A fragilização das relações trabalhistas que se concretizou a partir da reforma trabalhista foi outra ação que atende diretamente aos interesses a elite burguesa nacional e internacional. Usaram como pretexto à reforma trabalhista o restabelecimento do emprego. Pouco mais de um ano depois da reforma, o Brasil vem batendo recorde em fechamento de postos de trabalho. Hoje são quase vinte milhões de brasileiros sem trabalho ou que vivem de bico para sobreviver.
  O que está em curso agora é a reforma da previdência, cuja justificativa é a mesma da reforma trabalhista, recuperar a confiança dos investidores para que o país cresça e promova emprego e renda. O mesmo discurso, não é mesmo? Depois de concluída a previdência, qual será o argumento para justificar a crise do emprego que permanecerá? A resposta poderá estar no tamanho do Estado, que deverá ser reduzido ainda mais.  Educação, Saneamento Básico e o que ainda resta de setores estratégicos como mineração, energia elétrica, etc, poderão estar nas futuras pautas de negociações com o grande capital.   

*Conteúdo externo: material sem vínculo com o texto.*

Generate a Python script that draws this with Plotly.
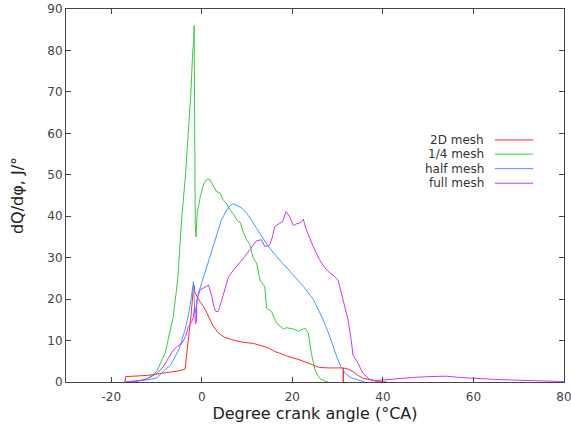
import plotly.graph_objects as go

# 2D mesh
red_x = [-17, -16.8, -12, -8, -5, -3.7, -3, -2.3, -1.9, -1.7, -1.5, -1.1, -0.4, 0.5, 1.5, 2.5, 3.7, 5, 7, 9, 11.4,
         12.85, 14, 15, 16, 17.3, 19, 21.7, 23.5, 25, 26, 28, 31.2, 31.25, 31.3, 32.3, 33.4, 34.5, 35.6, 37.8, 39, 41]
red_y = [0, 1.3, 1.6, 2.2, 2.7, 3.1, 10, 17, 22.5, 23.4, 21.5, 20.6, 19.4, 18, 15.8, 13.5, 11.8, 10.8, 10.1, 9.6, 9.3,
         8.9, 8.5, 8.1, 7.4, 6.9, 6.2, 5.3, 4.5, 3.8, 3.5, 3.4, 3.4, 0, 3.4, 3.1, 2.5, 1.6, 0.9, 0.4, 0.1, 0]

# 1/4 mesh
green_x = [-16, -14, -12, -10, -8.1, -6.3, -5.3, -4.4, -3.6, -2.95, -2.4, -2.0, -1.8, -1.7, -1.6, -1.45, -1.3, -1.0,
           -0.75, -0.3, 0.5, 1.2, 1.8, 2.5, 3.2, 4, 4.7, 5.5, 6.2, 7, 7.8, 8.5, 9.2, 9.9, 10.6, 11.3, 12.1, 12.85,
           13.9, 14.3, 15.4, 16.5, 17.2, 18, 18.7, 20.2, 21.3, 22.8, 23.5, 24.2, 25, 26, 27.2, 28]
green_y = [0, 0.2, 0.8, 2.5, 7, 15.8, 25, 40, 50, 60, 70, 80, 82, 86, 60, 38, 35, 41,
           42.3, 45, 48, 49, 48.8, 47.5, 46, 45.6, 44, 43, 41.5, 40.5, 39, 38.5, 36, 34.3, 33.2, 30, 28.7, 24.6,
           23, 17.8, 17, 14.2, 13.6, 12.8, 13.1, 12.8, 12.2, 13, 11.8, 6.9, 2.9, 0.9, 0.2, 0]

# half mesh
blue_x = [-17, -14, -12, -10, -8.5, -7, -6.3, -5, -3.7, -2.8, -2.2, -1.85, -1.7, -1.5, -1.2, -0.75, 0, 1, 1.8, 2.5,
          3.3, 4.3, 5.5, 6.3, 7, 7.8, 8.8, 9.9, 11, 12.8, 14.5, 16.5, 18, 19.5, 21.3, 22.5, 23.5, 24.6, 25.5,
          26.8, 28, 29, 30, 30.8, 32, 33, 34.9, 36]
blue_y = [0, 0.2, 0.5, 1, 2.5, 4, 5.3, 8, 12.6, 17, 21.4, 24.2, 20, 16.6, 18.5, 21.4, 24, 27.5, 30.3, 33,
          35.9, 39, 41.5, 42.6, 43, 42.6, 42, 40.7, 39, 35.9, 33, 30.3, 28.5, 26.5, 24.6, 23, 21.5, 20, 18,
          15, 11.8, 8.5, 5.5, 3.5, 1.8, 1, 0.3, 0]

# full mesh
purple_x = [-17, -14, -12, -10, -8.5, -7.5, -6.3, -5.3, -4.4, -3.6, -2.95, -2.3, -1.85, -1.6, -1.4, -1.2, -1.1,
            -0.4, 0.5, 1.5, 2.2, 2.7, 3.1, 3.6, 4.2, 4.8, 5.9, 7, 8.4, 9.5, 10.6, 11.4, 12.1, 13.2, 13.9, 14.5,
            15, 15.6, 16.1, 17.2, 17.8, 18.6, 19.4, 20.2, 21, 21.7, 22.4, 23, 24.6, 26, 27.2, 28.3, 29.3, 30.1,
            31.2, 32.3, 33, 33.4, 34.5, 35.6, 37.1, 38, 40, 43, 46.6, 50, 54, 57, 60, 62, 65, 70, 75, 80]
purple_y = [0, 0.3, 0.8, 2, 3.7, 5.5, 7.7, 8.7, 9.3, 11, 13.4, 14.5, 15.5, 18, 14, 14.5, 19.8,
            22.2, 22.8, 23.4, 20.6, 18, 17, 17, 19, 21.4, 25.4, 27, 28.7, 30.3, 31.9, 33.2, 34.1, 34.3, 32.7, 32.8,
            33.1, 35, 37.5, 38.3, 38.6, 41.1, 39.9, 37.7, 38.2, 38.4, 39.3, 37, 32.7, 29.5, 27.5, 26.3, 25.5, 24.6,
            19.8, 15, 10.1, 6.5, 4.5, 2.1, 0.6, 0.3, 0.5, 0.8, 1.1, 1.3, 1.4, 1.1, 1.0, 0.8, 0.6, 0.4, 0.2, 0.1]

names = ["2D mesh", "1/4 mesh", "half mesh", "full mesh"]
colors = ["#ff2a2a", "#3cc83c", "#3d9bff", "#cc33ff"]
series = [(red_x, red_y), (green_x, green_y), (blue_x, blue_y), (purple_x, purple_y)]

x_ticks = [-20, 0, 20, 40, 60, 80]
y_ticks = [0, 10, 20, 30, 40, 50, 60, 70, 80, 90]

fig = go.Figure()
for (xs, ys), nm, c in zip(series, names, colors):
    fig.add_trace(go.Scatter(x=xs, y=ys, mode="lines", name=nm, showlegend=False,
                             line=dict(color=c, width=1)))

axis_common = dict(showgrid=False, zeroline=False, showline=True, linecolor="#444", linewidth=1,
                   mirror="allticks", ticks="inside", ticklen=5, tickcolor="#444", automargin=False,
                   ticklabeloverflow="allow",
                   tickfont=dict(family="DejaVu Sans", size=12, color="#444"))

fig.update_xaxes(range=[-30, 80], tickvals=x_ticks, ticktext=[str(v) for v in x_ticks],
                 ticklabelstandoff=4,
                 title=dict(text="Degree crank angle (°CA)", standoff=0,
                            font=dict(family="DejaVu Sans", size=16, color="#222")),
                 **axis_common)
fig.update_yaxes(range=[0, 90], tickvals=y_ticks, ticktext=[str(v) for v in y_ticks],
                 title=dict(text="dQ/dφ, J/°", standoff=19,
                            font=dict(family="DejaVu Sans", size=16, color="#222")),
                 **axis_common)

# legend: text right-aligned, sample line to the right
legend_y = [0.649, 0.611, 0.572, 0.533]
for nm, c, ly in zip(names, colors, legend_y):
    fig.add_annotation(xref="paper", yref="paper", x=0.843, y=ly, xanchor="right", yanchor="middle",
                       text=nm, showarrow=False,
                       font=dict(family="DejaVu Sans", size=12, color="#333"))
    fig.add_shape(type="line", xref="paper", yref="paper", x0=0.861, x1=0.938, y0=ly, y1=ly,
                  line=dict(color=c, width=1))

fig.update_layout(width=571, height=427, margin=dict(l=66, r=7, t=9, b=45),
                  plot_bgcolor="white", paper_bgcolor="white")

fig.write_html("out.html", config={"displayModeBar": False},
               post_script="document.body.style.margin='0';document.body.style.overflow='hidden';")
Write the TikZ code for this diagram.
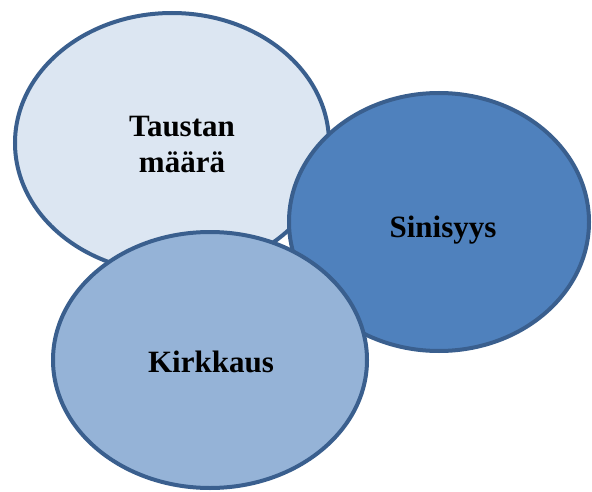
\documentclass[tikz,border=0pt]{standalone}
\usepackage{fontspec}
\setmainfont{Liberation Serif}
\usetikzlibrary{shapes.geometric}
\definecolor{rim}{HTML}{3A5F8E}
\definecolor{fillA}{HTML}{DCE6F2}
\definecolor{fillB}{HTML}{4F81BD}
\definecolor{fillC}{HTML}{95B3D7}
\tikzset{
  bubble/.style={ellipse, draw=rim, line width=4pt, inner sep=0pt, outer sep=0pt},
  lbl/.style={anchor=base, inner sep=0pt, font=\fontsize{31}{35}\selectfont\bfseries, text=black}
}
\begin{document}
\begin{tikzpicture}[x=1pt,y=-1pt]
\useasboundingbox (0,0) rectangle (592,492);
\node[bubble, fill=fillA, minimum width=314pt, minimum height=260pt] (e1) at (172,143) {};
\node[bubble, fill=fillB, minimum width=300pt, minimum height=258pt] (e2) at (439,222) {};
\node[bubble, fill=fillC, minimum width=314pt, minimum height=256pt] (e3) at (210,360) {};
\node[lbl] (t1) at (182,137) {Taustan};
\node[lbl] (t1b) at (182,172) {määrä};
\node[lbl] (t2) at (443,237) {Sinisyys};
\node[lbl] (t3) at (211,372) {Kirkkaus};
\end{tikzpicture}
\end{document}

Quanto menor o Estado ou estado mínimo, mais fragilizadas as relações trabalho e capital. Todo esse desmonte estrutural dará ampla vantagem a União Européia sobre o MERCOSUL numa possível concretização do plano de integração. O escritor Uruguaio Eduardo Galeano expôs com brilhantismo no livro “As Veias Abertas da América Latina” o resultado de séculos de ocupação colonial nas Américas. Até hoje o segue que escorreu das veias de milhões de mexicanos, peruanos, bolivianos, chilenos, paraguaios, argentinos, brasileiros, venezuelanos, colombianos, entre tantos outros, jamais foram estancados.